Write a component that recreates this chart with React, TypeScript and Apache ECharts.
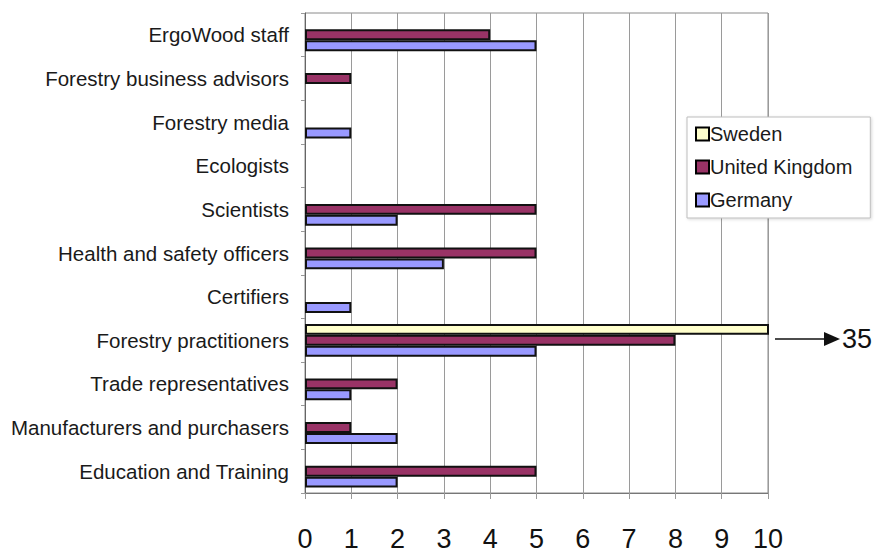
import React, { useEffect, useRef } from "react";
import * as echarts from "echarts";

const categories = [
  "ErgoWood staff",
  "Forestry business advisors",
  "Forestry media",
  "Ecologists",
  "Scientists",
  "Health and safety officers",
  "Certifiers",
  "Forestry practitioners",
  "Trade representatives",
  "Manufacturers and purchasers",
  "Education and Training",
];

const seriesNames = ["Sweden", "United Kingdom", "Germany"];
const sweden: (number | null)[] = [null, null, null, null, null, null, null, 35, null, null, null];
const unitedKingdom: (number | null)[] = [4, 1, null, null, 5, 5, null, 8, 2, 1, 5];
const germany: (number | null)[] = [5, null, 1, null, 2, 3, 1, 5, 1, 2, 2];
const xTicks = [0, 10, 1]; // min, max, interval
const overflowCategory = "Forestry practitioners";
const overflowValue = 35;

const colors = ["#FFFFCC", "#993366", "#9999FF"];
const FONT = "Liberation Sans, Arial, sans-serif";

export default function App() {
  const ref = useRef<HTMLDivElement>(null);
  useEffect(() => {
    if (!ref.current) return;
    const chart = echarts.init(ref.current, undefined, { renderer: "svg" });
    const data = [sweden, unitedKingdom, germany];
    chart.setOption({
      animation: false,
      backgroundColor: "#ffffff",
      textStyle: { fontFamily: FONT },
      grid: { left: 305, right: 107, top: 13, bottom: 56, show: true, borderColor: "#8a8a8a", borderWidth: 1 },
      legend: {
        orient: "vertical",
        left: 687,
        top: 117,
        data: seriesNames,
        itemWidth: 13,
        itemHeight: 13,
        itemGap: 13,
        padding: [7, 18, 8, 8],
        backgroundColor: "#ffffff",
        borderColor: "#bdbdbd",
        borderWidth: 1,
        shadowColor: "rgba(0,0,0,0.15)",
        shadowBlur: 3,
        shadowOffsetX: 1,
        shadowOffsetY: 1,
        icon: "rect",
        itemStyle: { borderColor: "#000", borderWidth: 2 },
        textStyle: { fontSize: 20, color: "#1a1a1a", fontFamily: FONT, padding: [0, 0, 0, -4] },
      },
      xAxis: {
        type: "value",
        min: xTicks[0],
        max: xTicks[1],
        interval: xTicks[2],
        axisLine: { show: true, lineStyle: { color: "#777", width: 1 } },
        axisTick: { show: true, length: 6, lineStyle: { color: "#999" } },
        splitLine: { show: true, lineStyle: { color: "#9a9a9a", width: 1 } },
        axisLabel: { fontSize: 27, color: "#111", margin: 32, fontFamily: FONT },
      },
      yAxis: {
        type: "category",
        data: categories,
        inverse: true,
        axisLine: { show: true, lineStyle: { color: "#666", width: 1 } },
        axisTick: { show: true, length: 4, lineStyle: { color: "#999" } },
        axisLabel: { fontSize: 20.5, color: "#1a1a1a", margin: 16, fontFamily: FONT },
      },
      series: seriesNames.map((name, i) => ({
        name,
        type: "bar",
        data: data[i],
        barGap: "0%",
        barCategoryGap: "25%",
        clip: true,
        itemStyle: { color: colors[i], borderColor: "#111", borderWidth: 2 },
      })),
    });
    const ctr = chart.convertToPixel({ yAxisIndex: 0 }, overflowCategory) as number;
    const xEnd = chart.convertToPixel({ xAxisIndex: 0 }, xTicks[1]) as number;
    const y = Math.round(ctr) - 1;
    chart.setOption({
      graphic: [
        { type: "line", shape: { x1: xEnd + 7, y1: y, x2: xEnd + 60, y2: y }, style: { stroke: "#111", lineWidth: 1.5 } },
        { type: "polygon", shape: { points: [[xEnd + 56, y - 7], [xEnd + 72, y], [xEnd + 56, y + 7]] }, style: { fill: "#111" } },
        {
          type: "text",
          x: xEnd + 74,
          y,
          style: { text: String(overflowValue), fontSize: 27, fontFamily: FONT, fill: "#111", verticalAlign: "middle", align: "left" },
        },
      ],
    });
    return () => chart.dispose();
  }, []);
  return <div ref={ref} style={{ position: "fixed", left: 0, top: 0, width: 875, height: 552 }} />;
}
__________
TASK DETAILS — Your task is to restate word for word the lines from the top of the data to the line containing "import * as", both ends included, with every picture left out.

TASK OUTPUT —
Write a component that recreates this chart with React, TypeScript and Apache ECharts.
import React, { useEffect, useRef } from "react";
import * as echarts from "echarts";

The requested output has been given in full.